The big names in the mobile technology industry have flocked to Barcelona where the annual Mobile World Congress has opened. Visitors are expecting to see the next generation of high-tech devices.
The four-day event will enable visitors to catch a glimpse of new mobile gadgets and devices that producers are already marketing as must-haves.
Germany's Deutsche Telekom for instance announced in Barcelona it would soon launch an app for smartphones that encrypted voice and text messages and would be available to all its users. The company said it expected huge consumer interest in the technology as privacy fears have sparked a greater awareness of people's need to shield against data spying.

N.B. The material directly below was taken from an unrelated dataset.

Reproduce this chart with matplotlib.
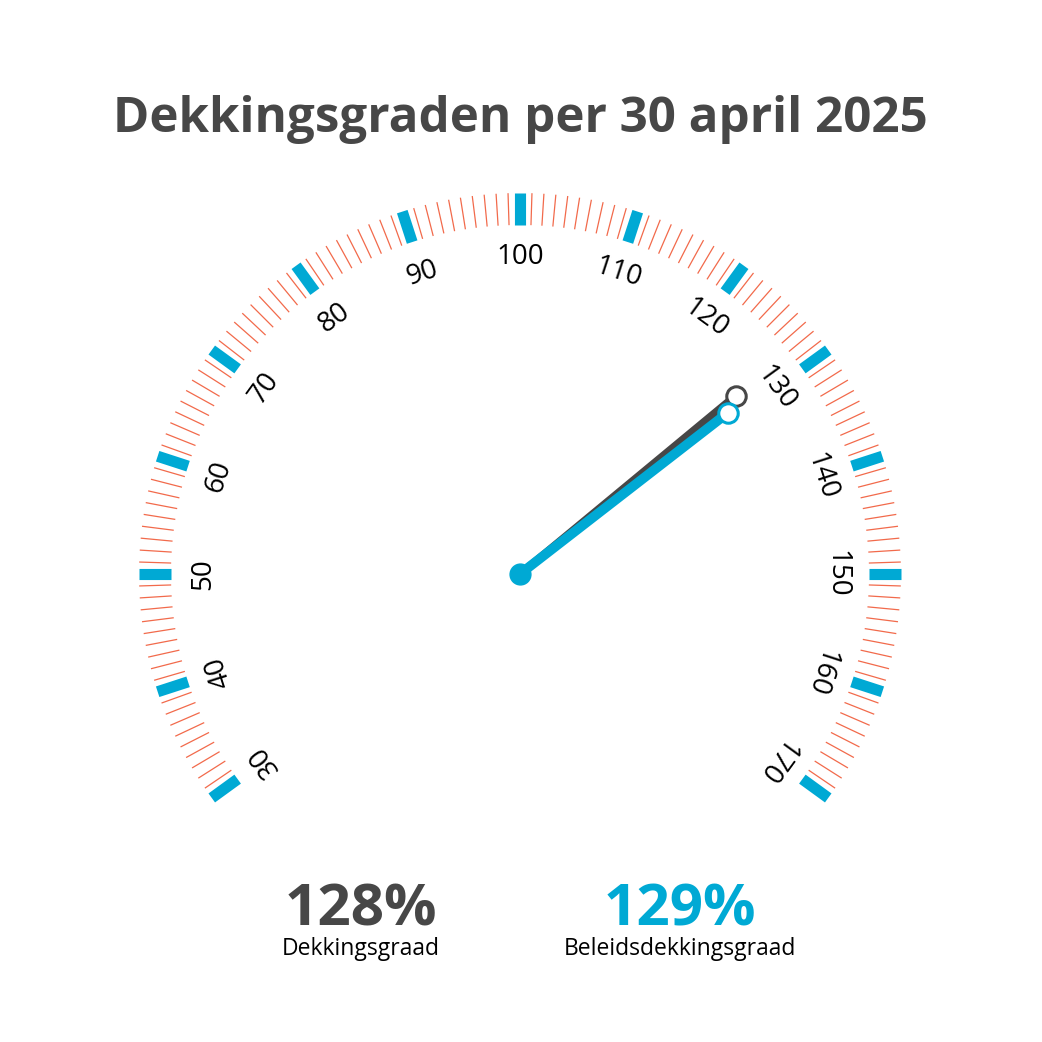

Deutsche Telekom said the cloud-based app would encrypt any data exchange between two devices using a unique code. It added the service would first be available for Android smartphones, with a version for iOS devices to be launched later this year.
Everything needs to be smart
The Mobile World Congress in Barcelona also saw South Korea's LG Electronics join the battle for dominance in the relatively new market of computerized wristwatches. The company's Park Jong-seok maintained early smartwatch models failed to demonstrate why consumers should buy them.
He said LG's strategy was not to release a half-baked product, but one that would convince consumers right away and would be paired with a smartphone like those already available from some competitors.
Sony on Monday demonstrated a SmartBand fitness accessory, working with a liefelog app on the phone to record your day. The company said you could see key moments of physical exercise on a timeline, including photos taken and messages sent and received. Sony said that as the day progressed on that timeline, you saw the number of steps made and calories burned to a given point.
The Barcelona fair is the biggest event for the mobile technology sector. But while there will be no lack of novelties, a major revolution in the industry is not in sight this time around.